8. Regional Focus: North Carolina (USA)

North Carolina possesses a robust and growing A&D demand profile, with major facilities for GE Aviation, Collins Aerospace, and Honda Aero, plus proximity to Boeing's South Carolina 787 assembly plant. However, the state has limited to no local capacity for large-scale titanium sand casting, which is concentrated in other states like Oregon, Ohio, and California. While North Carolina offers a favorable corporate tax environment and strong workforce development programs for general manufacturing and machining, the specialized, capital-intensive nature of titanium foundry work means sourcing for this commodity will remain an out-of-state activity for the foreseeable future.

9. Risk Outlook

Risk Category Grade Justification
Supply Risk High Highly concentrated Tier 1 supply base; long (18-24 mo.) qualification times.
Price Volatility High Direct exposure to volatile titanium sponge and energy markets.
ESG Scrutiny Medium High energy consumption and GHG emissions from melting process.
Geopolitical Risk High Titanium sponge supply chain remains sensitive to geopolitical instability.
Technology Obsolescence Low Mature, proven process for large structural parts; AM is complementary, not a replacement.

10. Actionable Sourcing Recommendations

  1. Mitigate Supplier Concentration: Initiate a formal RFI to identify and begin qualification of a secondary supplier for 3-5 critical, large-volume part numbers currently single-sourced from a Tier 1. Targeting a capable niche player (e.g., FS-Precision) can introduce competitive tension and de-risk the supply chain ahead of projected ~7% market growth. Budget for an 18-month qualification timeline.

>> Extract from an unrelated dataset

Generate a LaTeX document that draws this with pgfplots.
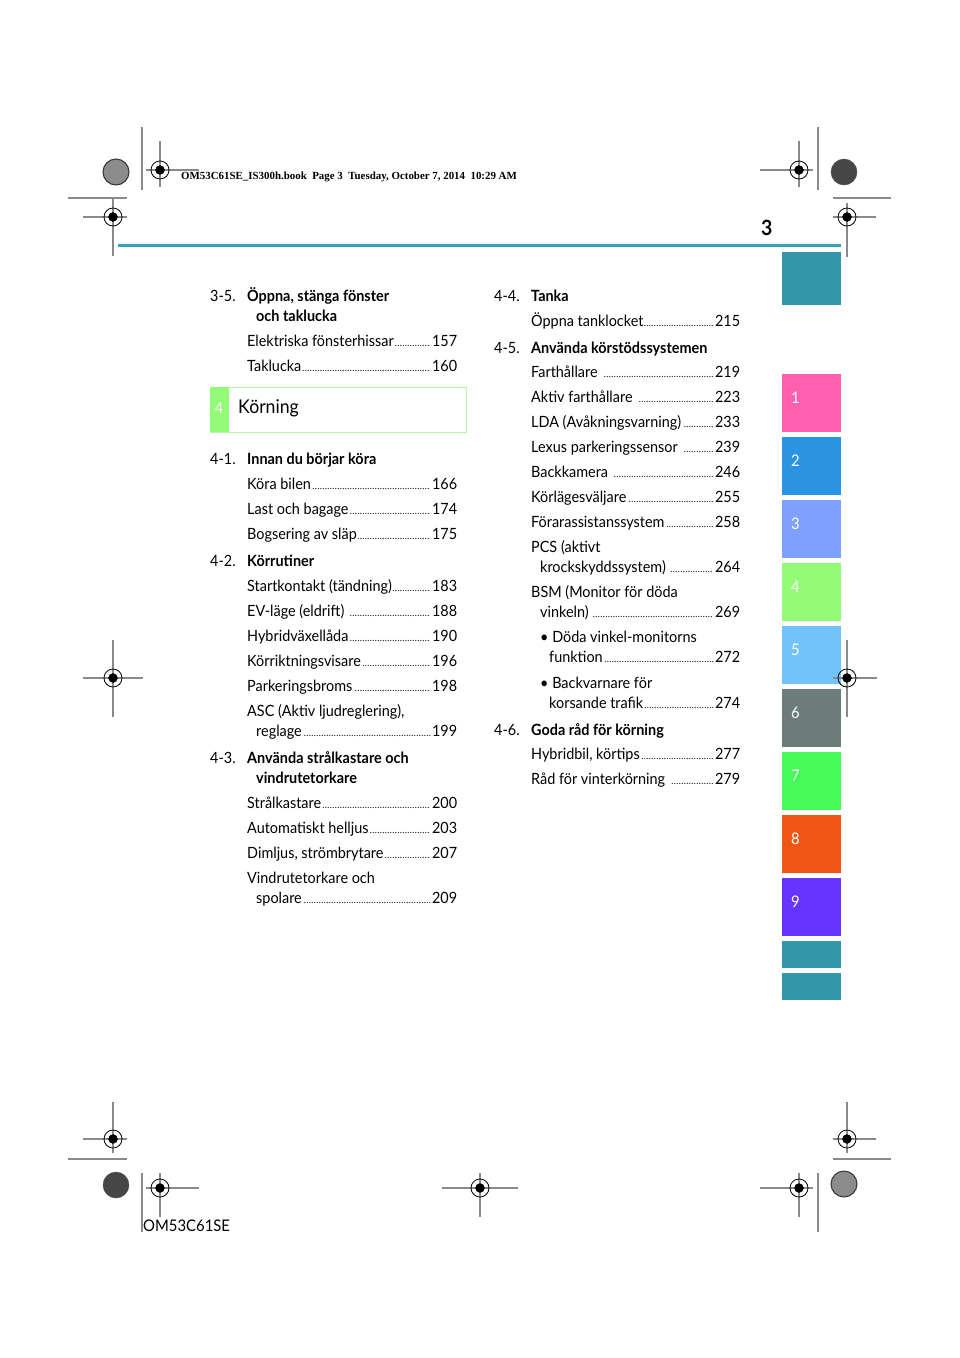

  2. Implement Indexed Pricing: For key contracts, negotiate pricing structures that index the raw material portion to a transparent third-party benchmark (e.g., a published Ti-6Al-4V ingot price). This isolates supplier conversion costs from material volatility, providing cost transparency and preventing suppliers from adding margin to a +15% increase in raw material pass-through costs.